Horror-Comedy’s demure sister is the Comedy-Thriller, which tones down both extremes in favor of something much more ordinary. The comedy in these films tends to be related to social mores, and the suspense tends to be firmly grounded in reality. Alfred Hitchcock was the master of this genre, though we now laud his films too highly to often notice their more comedic elements, and it doesn’t help that Hitchcock’s sense of humor is that of a teenage boy too smart for his own good. It’s not simply a British thing though – Americans David Fincher and Paul Thomas Anderson trade in this kind of Mad Magazine meets the New Yorker humor as well, and we most often overlook it, focusing on the suspenseful elements of their films instead. Still, the Comedy-Thriller is a time-honored cinematic tradition.

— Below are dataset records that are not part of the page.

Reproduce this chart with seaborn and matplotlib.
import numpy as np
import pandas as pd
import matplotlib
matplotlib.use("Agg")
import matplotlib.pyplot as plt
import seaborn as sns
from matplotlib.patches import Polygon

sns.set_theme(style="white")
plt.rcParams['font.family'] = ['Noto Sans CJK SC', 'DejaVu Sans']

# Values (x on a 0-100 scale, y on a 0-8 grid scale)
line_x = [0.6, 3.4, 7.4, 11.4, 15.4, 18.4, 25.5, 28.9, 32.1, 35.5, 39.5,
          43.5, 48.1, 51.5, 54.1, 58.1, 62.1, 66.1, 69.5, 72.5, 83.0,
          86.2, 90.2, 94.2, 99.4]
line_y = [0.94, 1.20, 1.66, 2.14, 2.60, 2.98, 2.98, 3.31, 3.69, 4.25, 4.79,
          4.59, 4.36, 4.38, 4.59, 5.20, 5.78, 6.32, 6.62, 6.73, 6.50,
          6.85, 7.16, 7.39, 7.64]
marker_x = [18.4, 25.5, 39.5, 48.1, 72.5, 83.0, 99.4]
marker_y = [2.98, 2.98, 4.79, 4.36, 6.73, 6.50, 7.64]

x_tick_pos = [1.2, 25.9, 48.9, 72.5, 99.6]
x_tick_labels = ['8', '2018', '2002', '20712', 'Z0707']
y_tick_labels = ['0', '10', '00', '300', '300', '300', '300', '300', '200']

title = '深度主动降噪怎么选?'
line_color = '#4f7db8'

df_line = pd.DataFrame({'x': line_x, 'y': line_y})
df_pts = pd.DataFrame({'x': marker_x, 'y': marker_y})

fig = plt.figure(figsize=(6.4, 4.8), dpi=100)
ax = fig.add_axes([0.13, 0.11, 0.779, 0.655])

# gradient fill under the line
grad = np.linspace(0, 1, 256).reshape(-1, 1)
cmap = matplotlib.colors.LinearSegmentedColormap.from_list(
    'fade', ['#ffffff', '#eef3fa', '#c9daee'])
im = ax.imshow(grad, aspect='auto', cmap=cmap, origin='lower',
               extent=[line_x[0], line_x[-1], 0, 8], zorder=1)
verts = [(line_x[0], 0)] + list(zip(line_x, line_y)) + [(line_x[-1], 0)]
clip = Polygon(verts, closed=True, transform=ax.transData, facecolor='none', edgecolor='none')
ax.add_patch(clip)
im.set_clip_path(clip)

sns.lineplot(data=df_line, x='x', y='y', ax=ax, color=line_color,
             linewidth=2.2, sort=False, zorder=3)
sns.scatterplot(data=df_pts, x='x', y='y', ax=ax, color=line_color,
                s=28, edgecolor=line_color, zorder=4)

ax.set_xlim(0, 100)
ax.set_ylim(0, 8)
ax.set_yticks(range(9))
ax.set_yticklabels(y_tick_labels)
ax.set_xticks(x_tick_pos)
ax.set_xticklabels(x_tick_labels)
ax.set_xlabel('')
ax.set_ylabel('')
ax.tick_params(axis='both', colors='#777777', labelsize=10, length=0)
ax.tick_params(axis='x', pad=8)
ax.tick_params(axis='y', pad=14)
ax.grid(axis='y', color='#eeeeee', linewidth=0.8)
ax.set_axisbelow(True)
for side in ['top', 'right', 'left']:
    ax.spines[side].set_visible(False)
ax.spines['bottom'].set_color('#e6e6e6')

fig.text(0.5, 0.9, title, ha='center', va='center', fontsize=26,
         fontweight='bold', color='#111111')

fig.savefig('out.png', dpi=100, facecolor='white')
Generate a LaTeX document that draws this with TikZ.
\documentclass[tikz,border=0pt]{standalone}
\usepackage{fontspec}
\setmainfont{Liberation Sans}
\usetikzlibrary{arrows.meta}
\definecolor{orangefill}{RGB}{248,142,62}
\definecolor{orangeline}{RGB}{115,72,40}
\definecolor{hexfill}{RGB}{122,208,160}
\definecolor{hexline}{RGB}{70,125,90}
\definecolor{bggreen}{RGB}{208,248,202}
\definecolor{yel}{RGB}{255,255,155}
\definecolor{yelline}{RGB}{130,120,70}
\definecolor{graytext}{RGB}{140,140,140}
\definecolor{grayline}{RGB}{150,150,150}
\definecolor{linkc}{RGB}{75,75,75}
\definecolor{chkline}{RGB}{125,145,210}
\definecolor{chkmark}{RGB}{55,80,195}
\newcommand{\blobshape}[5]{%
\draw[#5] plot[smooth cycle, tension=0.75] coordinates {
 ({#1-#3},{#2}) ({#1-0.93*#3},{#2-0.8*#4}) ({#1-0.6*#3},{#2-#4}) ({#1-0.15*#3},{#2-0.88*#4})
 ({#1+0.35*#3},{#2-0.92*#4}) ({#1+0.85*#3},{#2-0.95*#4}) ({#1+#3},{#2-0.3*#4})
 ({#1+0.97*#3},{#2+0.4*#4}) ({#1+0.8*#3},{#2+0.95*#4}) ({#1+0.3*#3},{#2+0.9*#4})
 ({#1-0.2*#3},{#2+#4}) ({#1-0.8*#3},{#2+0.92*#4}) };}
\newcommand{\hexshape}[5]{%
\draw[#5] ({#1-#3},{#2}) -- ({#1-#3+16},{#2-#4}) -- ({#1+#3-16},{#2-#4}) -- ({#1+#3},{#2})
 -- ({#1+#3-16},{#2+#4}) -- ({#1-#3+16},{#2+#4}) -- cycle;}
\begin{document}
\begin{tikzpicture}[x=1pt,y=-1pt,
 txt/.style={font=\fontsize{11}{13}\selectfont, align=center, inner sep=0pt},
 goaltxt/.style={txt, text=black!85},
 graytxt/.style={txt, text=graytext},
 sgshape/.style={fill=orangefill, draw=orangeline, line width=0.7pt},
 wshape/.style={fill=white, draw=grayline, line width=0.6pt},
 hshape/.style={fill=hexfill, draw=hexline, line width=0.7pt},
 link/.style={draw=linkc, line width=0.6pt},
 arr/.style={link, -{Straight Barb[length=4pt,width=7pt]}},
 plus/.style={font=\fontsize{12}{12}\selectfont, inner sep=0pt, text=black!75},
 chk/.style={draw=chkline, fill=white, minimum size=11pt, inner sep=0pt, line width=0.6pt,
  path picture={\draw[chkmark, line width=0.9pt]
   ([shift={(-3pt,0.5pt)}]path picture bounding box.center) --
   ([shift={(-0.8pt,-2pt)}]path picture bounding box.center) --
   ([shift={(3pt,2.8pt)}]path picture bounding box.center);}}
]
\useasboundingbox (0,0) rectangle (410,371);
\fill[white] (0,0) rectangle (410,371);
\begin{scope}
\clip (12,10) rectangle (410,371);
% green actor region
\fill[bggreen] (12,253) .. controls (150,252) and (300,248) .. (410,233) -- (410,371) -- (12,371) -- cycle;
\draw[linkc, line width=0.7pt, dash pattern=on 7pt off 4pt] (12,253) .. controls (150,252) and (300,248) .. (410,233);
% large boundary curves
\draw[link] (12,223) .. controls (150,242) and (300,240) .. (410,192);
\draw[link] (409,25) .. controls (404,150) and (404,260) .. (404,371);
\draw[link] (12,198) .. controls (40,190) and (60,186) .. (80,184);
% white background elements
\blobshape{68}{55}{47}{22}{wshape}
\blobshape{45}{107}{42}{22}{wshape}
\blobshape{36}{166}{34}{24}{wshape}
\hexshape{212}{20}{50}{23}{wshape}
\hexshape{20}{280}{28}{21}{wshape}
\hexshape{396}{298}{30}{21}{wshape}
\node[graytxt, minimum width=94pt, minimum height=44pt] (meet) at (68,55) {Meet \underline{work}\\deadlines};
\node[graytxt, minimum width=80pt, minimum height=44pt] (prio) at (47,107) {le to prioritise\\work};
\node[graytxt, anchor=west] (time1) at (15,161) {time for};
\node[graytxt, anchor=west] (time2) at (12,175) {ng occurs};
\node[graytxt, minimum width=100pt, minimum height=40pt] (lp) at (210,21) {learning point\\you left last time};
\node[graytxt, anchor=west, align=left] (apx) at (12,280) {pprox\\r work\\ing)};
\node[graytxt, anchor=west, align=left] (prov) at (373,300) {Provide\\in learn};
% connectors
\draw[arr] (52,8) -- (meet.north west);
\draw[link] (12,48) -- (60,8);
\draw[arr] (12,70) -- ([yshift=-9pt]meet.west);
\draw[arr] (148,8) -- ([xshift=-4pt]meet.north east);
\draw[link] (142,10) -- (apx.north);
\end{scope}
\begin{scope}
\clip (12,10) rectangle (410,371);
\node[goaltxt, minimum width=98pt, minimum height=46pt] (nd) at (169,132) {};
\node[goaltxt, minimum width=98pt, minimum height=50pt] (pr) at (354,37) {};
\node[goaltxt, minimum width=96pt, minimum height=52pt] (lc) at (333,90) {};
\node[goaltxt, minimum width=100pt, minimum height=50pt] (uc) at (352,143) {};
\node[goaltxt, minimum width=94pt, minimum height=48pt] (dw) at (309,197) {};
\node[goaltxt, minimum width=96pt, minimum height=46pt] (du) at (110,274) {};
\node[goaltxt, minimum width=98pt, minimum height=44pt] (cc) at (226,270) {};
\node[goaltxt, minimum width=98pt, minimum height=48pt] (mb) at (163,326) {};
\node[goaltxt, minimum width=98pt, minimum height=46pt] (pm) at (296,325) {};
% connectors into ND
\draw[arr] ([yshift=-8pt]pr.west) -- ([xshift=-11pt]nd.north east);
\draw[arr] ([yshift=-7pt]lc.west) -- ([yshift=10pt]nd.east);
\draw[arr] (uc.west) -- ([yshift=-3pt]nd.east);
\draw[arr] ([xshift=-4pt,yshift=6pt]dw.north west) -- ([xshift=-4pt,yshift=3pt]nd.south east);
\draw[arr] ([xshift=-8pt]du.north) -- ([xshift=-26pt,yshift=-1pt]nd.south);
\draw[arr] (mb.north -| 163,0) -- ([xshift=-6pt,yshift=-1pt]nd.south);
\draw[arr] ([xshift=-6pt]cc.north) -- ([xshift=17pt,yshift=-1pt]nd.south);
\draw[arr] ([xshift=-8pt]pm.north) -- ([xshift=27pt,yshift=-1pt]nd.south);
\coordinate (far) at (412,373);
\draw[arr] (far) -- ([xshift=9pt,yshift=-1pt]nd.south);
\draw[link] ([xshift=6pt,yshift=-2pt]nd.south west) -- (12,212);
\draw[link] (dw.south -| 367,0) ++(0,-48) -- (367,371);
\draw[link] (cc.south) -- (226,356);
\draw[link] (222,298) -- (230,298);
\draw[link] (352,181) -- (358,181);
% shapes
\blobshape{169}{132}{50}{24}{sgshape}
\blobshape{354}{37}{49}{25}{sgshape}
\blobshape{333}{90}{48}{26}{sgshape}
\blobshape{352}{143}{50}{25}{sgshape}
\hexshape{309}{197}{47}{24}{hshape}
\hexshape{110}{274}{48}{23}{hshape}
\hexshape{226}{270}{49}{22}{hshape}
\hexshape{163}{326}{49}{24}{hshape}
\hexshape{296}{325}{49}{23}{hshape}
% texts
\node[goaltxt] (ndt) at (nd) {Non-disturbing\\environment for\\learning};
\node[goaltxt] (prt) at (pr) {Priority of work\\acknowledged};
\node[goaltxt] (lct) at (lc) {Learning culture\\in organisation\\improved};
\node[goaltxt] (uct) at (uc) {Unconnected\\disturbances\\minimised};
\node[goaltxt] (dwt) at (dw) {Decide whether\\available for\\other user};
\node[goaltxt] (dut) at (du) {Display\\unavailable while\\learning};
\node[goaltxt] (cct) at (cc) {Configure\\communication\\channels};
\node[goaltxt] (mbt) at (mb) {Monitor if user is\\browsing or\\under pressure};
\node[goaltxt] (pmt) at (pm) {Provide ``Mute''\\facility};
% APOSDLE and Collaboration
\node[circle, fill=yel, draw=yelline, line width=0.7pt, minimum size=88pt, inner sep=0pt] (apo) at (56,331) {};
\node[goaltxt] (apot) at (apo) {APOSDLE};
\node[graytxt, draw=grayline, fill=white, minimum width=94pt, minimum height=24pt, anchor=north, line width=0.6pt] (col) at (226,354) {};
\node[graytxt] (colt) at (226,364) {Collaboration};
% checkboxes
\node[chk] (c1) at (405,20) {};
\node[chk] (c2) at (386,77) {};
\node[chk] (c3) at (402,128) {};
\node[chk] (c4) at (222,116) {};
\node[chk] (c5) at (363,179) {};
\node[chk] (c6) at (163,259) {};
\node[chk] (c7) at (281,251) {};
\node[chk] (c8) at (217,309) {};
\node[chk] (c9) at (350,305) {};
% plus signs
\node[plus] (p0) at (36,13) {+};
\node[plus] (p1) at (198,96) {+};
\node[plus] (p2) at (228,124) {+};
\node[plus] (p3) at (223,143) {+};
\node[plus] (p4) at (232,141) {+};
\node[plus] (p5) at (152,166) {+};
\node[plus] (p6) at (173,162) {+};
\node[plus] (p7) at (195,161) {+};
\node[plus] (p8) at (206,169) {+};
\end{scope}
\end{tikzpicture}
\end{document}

Horror-Comedy and Comedy-Thriller have an awkward cousin, the Broad Comedy-Thriller, which tries to pair the heightened comedic atmosphere of the Horror-Comedy with the mundane plot matter of the Comedy-Thriller. It’s difficult to get right, because in one moment you have characters acting like normal people afraid of being murdered, and then in the next, they’re cracking wise and performing pratfalls. Even Hitchcock had trouble getting this genre right. See The Trouble With Harry (1955). Three of the most effective films in this genre are Frank Capra’s Arsenic and Old Lace (1944), Alexander Mackendrick’s The Ladykillers (1955)—do not watch the Coen Brothers’ 2004 remake unless you want to see how this dynamic can go very, very wrong—and Stanley Donen’s Charade (1963). I don’t think it’s an accident that two of those films star Cary Grant, because for this genre to work, you have to have an actor centering it who feels otherworldly even when he or she is doing ordinary things, and who’s more transcendent than Cary Grant, a man who, when it was said to him that “everybody would like to be Cary Grant,” replied, “So do I.”

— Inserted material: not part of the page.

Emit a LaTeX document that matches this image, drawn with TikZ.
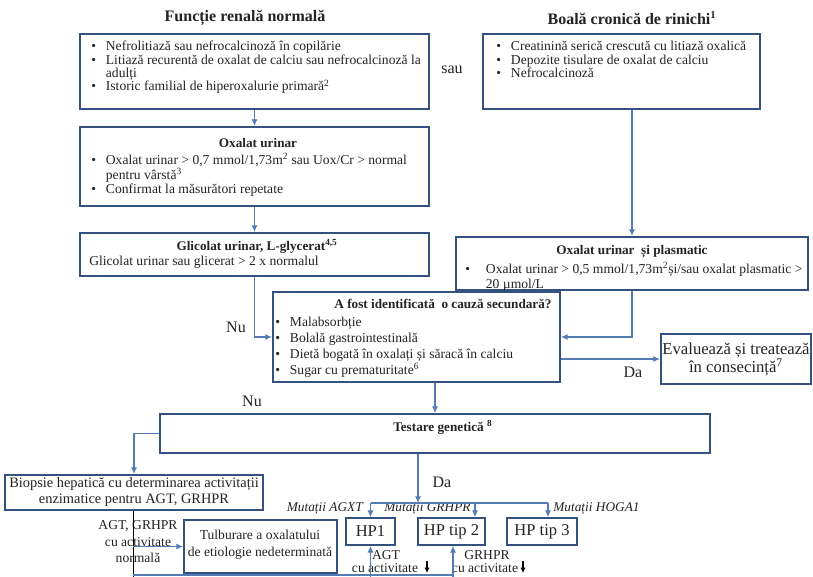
\documentclass[tikz,border=0pt]{standalone}
\usepackage{fontspec}
\setmainfont{Liberation Serif}
\usetikzlibrary{arrows.meta,fit}
\definecolor{boxc}{RGB}{52,82,128}
\definecolor{arrc}{RGB}{84,124,180}
\definecolor{txt}{RGB}{35,35,35}
\newcommand\bu{\makebox[11pt][l]{\textbullet}}
\newcommand\bul{\makebox[15.5pt][l]{\textbullet}}
\newcommand\ind{\hspace*{11pt}}
\newcommand\indl{\hspace*{15.5pt}}
\newcommand\fsz[2]{\fontsize{#1}{#2}\selectfont\lineskiplimit=-20pt\lineskip=0pt}
\tikzset{
 box/.style={draw=boxc, line width=1.5pt, inner sep=0pt},
 conn/.style={draw=arrc, line width=0.8pt},
 arr/.style={conn, -{Latex[length=5pt,width=4.5pt]}},
 tx/.style={inner sep=0pt, text=txt, font=\fsz{10.2}{10}, align=left},
 ttl/.style={inner sep=0pt, text=txt, font=\fontsize{12}{13}\selectfont\bfseries},
 hd/.style={inner sep=0pt, text=txt, font=\fontsize{9.9}{11}\selectfont\bfseries},
 lab/.style={inner sep=0pt, text=txt, font=\fontsize{12}{13}\selectfont},
 sml/.style={inner sep=0pt, text=txt, font=\fsz{10.2}{11}},
 mut/.style={inner sep=0pt, text=txt, font=\fontsize{10}{11}\selectfont\itshape},
 hp/.style={box, line width=1.3pt},
 hpt/.style={inner sep=0pt, text=txt, font=\fontsize{12.4}{13}\selectfont},
 blk/.style={draw=black, line width=0.6pt},
}
\begin{document}
\begin{tikzpicture}[x=0.75pt,y=-0.75pt]
\useasboundingbox (0,0) rectangle (813,576);
\fill[white] (0,0) rectangle (813,576);
% titles
\node[ttl] (t1) at (245,18) {Funcție renală normală};
\node[ttl] (t2) at (632,18) {Boală cronică de rinichi\textsuperscript{1}};
% box 1
\node[box, fit={(80,34) (429,109)}] (b1) {};
\node[tx, anchor=north west] (b1t) at (91,41) {\bu Nefrolitiază sau nefrocalcinoză în copilărie\\
\bu Litiază recurentă de oxalat de calciu sau nefrocalcinoză la\\
\ind adulți\\
\bu Istoric familial de hiperoxalurie primară\textsuperscript{2}};
\node[lab] (sau) at (452,70) {sau};
% box 2
\node[box, fit={(483,34) (760,109)}] (b2) {};
\node[tx, anchor=north west] (b2t) at (496,41) {\bu Creatinină serică crescută cu litiază oxalică\\
\bu Depozite tisulare de oxalat de calciu\\
\bu Nefrocalcinoză};
% box 3
\node[box, fit={(80,127) (429,206)}] (b3) {};
\node[hd] (b3h) at (258,143) {Oxalat urinar};
\node[tx, anchor=north west, font=\fsz{10.2}{11}] (b3t) at (91,153) {\bu Oxalat urinar > 0,7 mmol/1,73m\textsuperscript{2} sau Uox/Cr > normal\\
\ind pentru vârstă\textsuperscript{3}\\
\bu Confirmat la măsurători repetate};
% box 4
\node[box, fit={(80,233) (429,276)}] (b4) {};
\node[hd] (b4h) at (257,246) {Glicolat urinar, L-glycerat\textsuperscript{4,5}};
\node[tx, anchor=west] (b4t) at (89,262) {Glicolat urinar sau glicerat > 2 x normalul};
% box 5
\node[box, fit={(456,237) (808,290)}] (b5) {};
\node[hd] (b5h) at (632,252) {Oxalat urinar \ și plasmatic};
\node[tx, anchor=north west, font=\fsz{10.2}{11}] (b5t) at (465,262) {\bul Oxalat urinar > 0,5 mmol/1,73m\textsuperscript{2}și/sau oxalat plasmatic >\\
\indl 20 µmol/L};
% secondary cause box
\node[box, fit={(273,292) (560,382)}] (sec) {};
\node[hd] (sech) at (443,304) {A fost identificată \ o cauză secundară?};
\node[tx, anchor=north west, font=\fsz{10.2}{12}] (sect) at (275,317) {\bu Malabsorbție\\
\bu Bolală gastrointestinală\\
\bu Dietă bogată în oxalați și săracă în calciu\\
\bu Sugar cu prematuritate\textsuperscript{6}};
% evaluate box
\node[box, fit={(661,334) (811,384)}] (ev) {};
\node[lab, align=center, font=\fsz{12.5}{13.5}] (evt) at (736,359) {Evaluează și treatează\\ în consecință\textsuperscript{7}};
% labels
\node[lab] (nu1) at (236,327) {Nu};
\node[lab] (nu2) at (252,401) {Nu};
\node[lab] (da1) at (633,372) {Da};
\node[lab] (da2) at (442,482) {Da};
% testare box
\node[box, fit={(160,414) (710,453)}] (test) {};
\node[hd, anchor=west] (testt) at (393,427) {Testare genetică \textsuperscript{8}};
% biopsie
\node[box, fit={(5,475) (263,510)}] (bio) {};
\node[sml, align=center, font=\fsz{10.8}{11.5}] (biot) at (134,492) {Biopsie hepatică cu determinarea activitații\\ enzimatice pentru AGT, GRHPR};
% tulburare
\node[box, fit={(184,520) (337,573)}] (tul) {};
\node[sml, align=center, font=\fsz{10.2}{12.5}] (tult) at (260,545) {Tulburare a oxalatului\\ de etiologie nedeterminată};
% HP boxes
\node[hp, fit={(346,518) (395,545)}] (hp1) {};
\node[hp, fit={(418,518) (485,545)}] (hp2) {};
\node[hp, fit={(507,518) (577,545)}] (hp3) {};
\node[hpt] at (hp1.center) {HP1};
\node[hpt] at (hp2.center) {HP tip 2};
\node[hpt] at (hp3.center) {HP tip 3};
% mutation labels
\node[mut, anchor=east] (m1) at (363,508) {Mutații AGXT};
\node[mut, anchor=west] (m2) at (384,508) {Mutații GRHPR};
\node[mut, anchor=west] (m3) at (553,508) {Mutații HOGA1};
% labels below
\node[sml, align=center, font=\fsz{10.2}{12.4}] (lnorm) at (138,542) {AGT, GRHPR\\ cu activitate\\ normală};
\node[sml] (agt) at (386,555) {AGT};
\node[sml] (agtc) at (385,568) {cu activitate};
\node[sml] (grh) at (487,555) {GRHPR};
\node[sml] (grhc) at (485,568) {cu activitate};
% coordinates
\coordinate (br) at (418,503);
\coordinate (brR) at (548,503);
\coordinate (m2x) at (475,503);
\coordinate (bot) at (133,575);
\coordinate (botEnd) at (453,575);
\coordinate (low) at (133,600);
\coordinate (hp2u) at (453,600);
% connectors
\draw[arr] (b1.south) -- (b3.north);
\draw[arr] (b3.south) -- (b4.north);
\draw[arr] (b2.south -| b5.north) -- (b5.north);
\draw[arr] (b4.south) |- (sec.west);
\draw[arr] (b5.south) |- (sec.east);
\draw[arr] (ev.west -| sec.east) -- (ev.west);
\draw[arr] (sec.south -| test.north) -- (test.north);
\draw[arr] (test.west) -| (bio.north);
\draw[arr] (test.south -| br) -- (br);
\draw[conn] (hp1.north |- br) -- (brR);
\draw[arr] (hp1.north |- br) -- (hp1.north);
\draw[arr] (m2x) -- (hp2.north -| m2x);
\draw[arr] (brR) -- (hp3.north -| brR);
\draw[blk] (bio.south -| bot) -- (low);
\draw[arr] (tul.west -| bot) -- (tul.west);
\draw[conn] (bot) -- (botEnd);
\draw[arr] (hp1.south |- low) -- (hp1.south);
\draw[arr] (hp2u) -- (hp2.south -| hp2u);
\coordinate (k1) at (427,561);
\coordinate (k2) at (523,561);
\draw[black, line width=0.9pt, -{Latex[length=4pt,width=4pt]}] (k1) -- ++(0,12);
\draw[black, line width=0.9pt, -{Latex[length=4pt,width=4pt]}] (k2) -- ++(0,12);
\end{tikzpicture}
\end{document}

A Simple Favor has Blake Lively, and however uneven other parts of the film are, it’s worth seeing just for her performance as the Übermensch “Emily Nelson.” The film presents her a kind of ethereal being in the upstate suburb where the other mom’s live, but she embraces that reputation of uses it for her own ends. She’s terrifying and alluring all at once, and however outlandish the story gets, you always believe “Emily’s” character and Lively’s performance. It’s a juicy part, and she sucks it dry down to the marrow.

Her counterpart is Anna Kendrick’s “Stephanie Smothers,” a widowed mother who aspires to be the best suburban mom that a woman can be. The plot of this film is twistier than a Red Vine and about as predictable, but it does require “Stephanie” to be honestly herself in every moment and for Kendrick to discover personal resources in Stephanie that Stephanie didn’t know she had until she needed them. Kendrick’s charm helps here here – we want her to win.

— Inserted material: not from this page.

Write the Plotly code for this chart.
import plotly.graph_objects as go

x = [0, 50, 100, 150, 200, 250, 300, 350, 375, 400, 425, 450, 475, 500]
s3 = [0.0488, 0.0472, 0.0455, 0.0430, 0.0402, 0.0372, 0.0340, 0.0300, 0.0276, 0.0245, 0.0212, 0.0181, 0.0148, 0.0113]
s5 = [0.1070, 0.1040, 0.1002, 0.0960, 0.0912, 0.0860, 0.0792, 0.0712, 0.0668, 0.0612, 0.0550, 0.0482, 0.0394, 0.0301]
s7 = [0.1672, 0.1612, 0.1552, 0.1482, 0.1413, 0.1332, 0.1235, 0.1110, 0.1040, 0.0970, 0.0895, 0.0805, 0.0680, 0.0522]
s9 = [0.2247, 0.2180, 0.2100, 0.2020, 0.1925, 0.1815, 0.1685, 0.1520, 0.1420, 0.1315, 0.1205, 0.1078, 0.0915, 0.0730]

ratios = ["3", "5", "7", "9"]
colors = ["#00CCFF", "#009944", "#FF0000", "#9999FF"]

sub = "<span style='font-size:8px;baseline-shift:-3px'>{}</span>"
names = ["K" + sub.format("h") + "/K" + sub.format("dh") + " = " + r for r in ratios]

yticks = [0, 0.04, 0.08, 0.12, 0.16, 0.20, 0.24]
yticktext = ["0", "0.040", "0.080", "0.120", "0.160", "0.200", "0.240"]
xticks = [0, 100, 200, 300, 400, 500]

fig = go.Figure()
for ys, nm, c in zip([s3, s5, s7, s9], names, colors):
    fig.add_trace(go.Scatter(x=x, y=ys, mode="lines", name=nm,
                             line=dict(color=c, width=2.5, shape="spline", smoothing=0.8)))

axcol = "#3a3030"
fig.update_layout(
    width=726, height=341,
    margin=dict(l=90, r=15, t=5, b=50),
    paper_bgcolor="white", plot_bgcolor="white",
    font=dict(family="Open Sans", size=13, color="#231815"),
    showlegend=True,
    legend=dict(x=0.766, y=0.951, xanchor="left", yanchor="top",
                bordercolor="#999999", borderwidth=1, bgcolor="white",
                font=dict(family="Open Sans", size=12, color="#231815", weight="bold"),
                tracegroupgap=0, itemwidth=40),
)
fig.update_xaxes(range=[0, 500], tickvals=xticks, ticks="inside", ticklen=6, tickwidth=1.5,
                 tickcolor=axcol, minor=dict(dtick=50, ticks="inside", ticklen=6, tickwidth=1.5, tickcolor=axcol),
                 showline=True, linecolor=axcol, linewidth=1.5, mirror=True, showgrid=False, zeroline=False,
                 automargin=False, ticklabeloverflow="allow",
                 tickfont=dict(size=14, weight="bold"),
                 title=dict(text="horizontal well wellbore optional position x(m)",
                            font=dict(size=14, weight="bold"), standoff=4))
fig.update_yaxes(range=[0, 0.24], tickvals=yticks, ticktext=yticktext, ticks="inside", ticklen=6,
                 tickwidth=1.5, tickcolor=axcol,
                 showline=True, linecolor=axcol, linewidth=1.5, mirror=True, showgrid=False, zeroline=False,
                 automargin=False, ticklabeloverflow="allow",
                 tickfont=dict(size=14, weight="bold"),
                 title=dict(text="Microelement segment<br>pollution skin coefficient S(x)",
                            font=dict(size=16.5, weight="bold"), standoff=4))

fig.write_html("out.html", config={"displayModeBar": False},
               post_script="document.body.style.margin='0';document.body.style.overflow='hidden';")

As I’ve hinted at, A Simple Favor is somewhat uneven. The comedic elements sometimes—but not always!—feel too broad, and the suspense is a little—but not entirely!—strained. All the pieces, even the annoying ones, do matter in the end, and for that I was grateful. There’s little worse in a movie than enduring an annoying aspect of a film, like a peanut gallery of catty other moms, for example, and having it go nowhere.

A Simple Favor is also fun for its clear love of the kind of Hitchcockian fare I mentioned before. It’s in that tradition right down to the poster and opening credits design. It’s quite a bit bawdier than movies made in the 1950s, but so were the movies Hitchcock made in the 1970s. There’s something to be said for restraint, but this isn’t that kind of movie.